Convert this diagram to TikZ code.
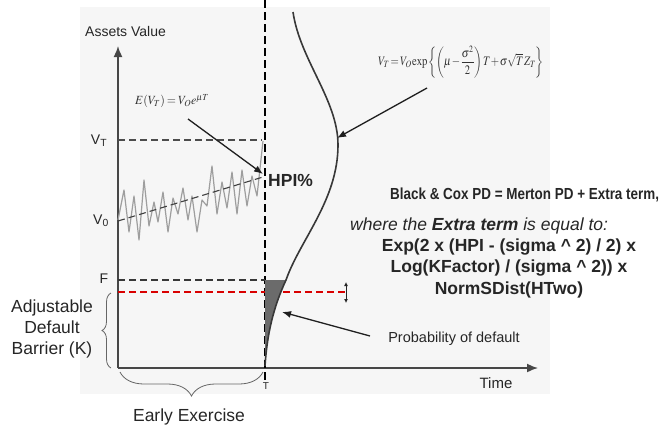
\documentclass[tikz,border=0pt]{standalone}
\usepackage{graphicx}
\usepackage{mathptmx}
\usepackage[no-math]{fontspec}
\setmainfont{Liberation Sans}
\newfontfamily\narrowsans[FakeStretch=0.84]{Liberation Sans}
\usetikzlibrary{arrows.meta,decorations.pathreplacing}
\begin{document}
\begin{tikzpicture}[x=1pt,y=-1pt,
  lbl/.style={inner sep=0pt, text=black!85, font=\fontsize{14}{16}\selectfont},
  biglbl/.style={inner sep=0pt, text=black!85, font=\fontsize{17.5}{21}\selectfont},
  axisline/.style={draw=black!72, line width=1.6pt},
  guide/.style={draw=black!70, line width=1.2pt, dash pattern=on 7pt off 4pt},
  ptr/.style={-{Latex[length=9pt,width=7pt]}, line width=1.3pt, draw=black!88},
  bracestyle/.style={draw=black!60, line width=0.8pt, decorate},
]
\useasboundingbox (0,0) rectangle (663,426);
\fill[black!3.5] (80,7) rectangle (550,394);

% axes
\coordinate (origin) at (118,368);
\coordinate (ytip) at (118,46);
\coordinate (xtip) at (538,368);
\draw[axisline, -{Latex[length=11pt,width=9pt]}] (origin) -- (ytip);
\draw[axisline, -{Latex[length=11pt,width=9pt]}] (origin) -- (xtip);

% maturity line
\coordinate (ttop) at (265,0);
\coordinate (tbot) at (265,380);
\draw[black, line width=1.5pt, dash pattern=on 8pt off 4pt] (ttop) -- (tbot);

% guide lines
\coordinate (vtl) at (118,140);
\coordinate (vtr) at (262,140);
\draw[guide] (vtl) -- (vtr);
\coordinate (fl) at (118,280);
\coordinate (fr) at (265,280);
\draw[guide, draw=black!78] (fl) -- (fr);
\coordinate (kl) at (118,292);
\coordinate (kr) at (348,292);
\draw[red!85!black, line width=1.6pt, dash pattern=on 7pt off 4pt] (kl) -- (kr);
\coordinate (da) at (346,282);
\coordinate (db) at (346,303);
\draw[black!85, line width=0.8pt, {Latex[length=4pt,width=4pt]}-{Latex[length=4pt,width=4pt]}] (da) -- (db);

% random walk
\draw[black!38, line width=1.2pt, line join=round] plot coordinates {
(118,220) (124,190) (129,232) (134,196) (139,240) (144,180) (149,226) (154,202) (158,222)
(163,192) (168,232) (173,198) (178,214) (183,188) (188,220) (192,196) (197,232) (202,200)
(207,206) (212,166) (217,214) (222,182) (227,208) (232,172) (237,214) (242,170) (247,206)
(252,176) (257,196) (263,141)};
% expected trend
\coordinate (v0a) at (118,221);
\coordinate (v0b) at (263,177);
\draw[guide, line width=1.1pt, draw=black!75] (v0a) -- (v0b);

% distribution curve and default area
\fill[black!58] (265,280) -- (286,280) .. controls (273,308) and (267,335) .. (265,366) -- cycle;
\draw[black!78, line width=1.6pt] (293,12) .. controls (300,60) and (338,100) .. (338,145)
  .. controls (338,200) and (300,240) .. (286,280) .. controls (273,308) and (267,335) .. (265,366);

% axis labels
\node[lbl, anchor=west] (assets) at (85,31) {Assets Value};
\node[lbl] (vt) at (99,141) {V\textsubscript{T}};
\node[lbl] (v0) at (101,221) {V\textsubscript{0}};
\node[lbl] (f) at (104,279) {F};
\node[lbl, font=\fontsize{15}{17}\selectfont] (time) at (496,383) {Time};
\node[lbl, font=\fontsize{10}{12}\selectfont] (t) at (266,386) {T};

% braces
\coordinate (bk1) at (111,368);
\coordinate (bk2) at (111,293);
\draw[bracestyle, decoration={brace, amplitude=9pt}] (bk1) -- (bk2);
\node[biglbl, align=center] (adj) at (52,329) {Adjustable\\Default\\Barrier (K)};
\coordinate (be1) at (263,372);
\coordinate (be2) at (120,372);
\draw[bracestyle, decoration={brace, amplitude=24pt, aspect=0.5}] (be1) -- (be2);
\node[biglbl] (early) at (189,417) {Early Exercise};

% formulas
\node[inner sep=0pt, text=black!80, font=\fontsize{12.5}{14}\selectfont] (ef) at (172,101)
  {\scalebox{0.95}[1]{$\medmuskip=2mu\thickmuskip=3mu E(V_T)=V_O e^{\mu T}$}};
\coordinate (efTail) at (188,119);
\coordinate (efTip) at (263,174);
\draw[ptr] (efTail) -- (efTip);
\node[lbl, anchor=west, font=\fontsize{17.5}{20}\selectfont\bfseries] (hpi) at (268,180) {HPI\%};

\node[inner sep=0pt, text=black!80, font=\fontsize{13}{15}\selectfont] (vtf) at (461,62)
  {\scalebox{0.82}[1]{$\displaystyle\medmuskip=1mu\thickmuskip=2mu\thinmuskip=1mu V_T = V_O\exp\left\{\left(\mu-\frac{\sigma^2}{2}\right)T+\sigma\sqrt{T}\,Z_T\right\}$}};
\coordinate (vtfTail) at (427,88);
\coordinate (vtfTip) at (337,138);
\draw[ptr] (vtfTail) -- (vtfTip);

% right text
\node[lbl, anchor=west, font=\fontsize{16}{18}\selectfont\narrowsans\bfseries] (bc) at (390,195)
  {Black \& Cox PD = Merton PD + Extra term,};
\node[biglbl, anchor=west, font=\fontsize{17.5}{20}\selectfont\itshape] (where) at (350,226)
  {where the \textbf{Extra term} is equal to:};
\node[biglbl, align=center, font=\fontsize{17.5}{21.5}\selectfont\bfseries] (extra) at (509,268)
  {Exp(2 x (HPI - (sigma \^{} 2) / 2) x\\Log(KFactor) / (sigma \^{} 2)) x\\NormSDist(HTwo)};

\node[lbl, font=\fontsize{14.5}{17}\selectfont] (prob) at (454,339) {Probability of default};
\coordinate (probTail) at (370,336);
\coordinate (probTip) at (282,312);
\draw[ptr] (probTail) -- (probTip);
\end{tikzpicture}
\end{document}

********

* **TASK DETAILS**: Your task is to reproduce exactly the lines from the start of the data above through the line containing "(80,7) rectangle (550,394);", leaving every picture out.

* **THE SOLUTION**:
Convert this diagram to TikZ code.
\documentclass[tikz,border=0pt]{standalone}
\usepackage{graphicx}
\usepackage{mathptmx}
\usepackage[no-math]{fontspec}
\setmainfont{Liberation Sans}
\newfontfamily\narrowsans[FakeStretch=0.84]{Liberation Sans}
\usetikzlibrary{arrows.meta,decorations.pathreplacing}
\begin{document}
\begin{tikzpicture}[x=1pt,y=-1pt,
  lbl/.style={inner sep=0pt, text=black!85, font=\fontsize{14}{16}\selectfont},
  biglbl/.style={inner sep=0pt, text=black!85, font=\fontsize{17.5}{21}\selectfont},
  axisline/.style={draw=black!72, line width=1.6pt},
  guide/.style={draw=black!70, line width=1.2pt, dash pattern=on 7pt off 4pt},
  ptr/.style={-{Latex[length=9pt,width=7pt]}, line width=1.3pt, draw=black!88},
  bracestyle/.style={draw=black!60, line width=0.8pt, decorate},
]
\useasboundingbox (0,0) rectangle (663,426);
\fill[black!3.5] (80,7) rectangle (550,394);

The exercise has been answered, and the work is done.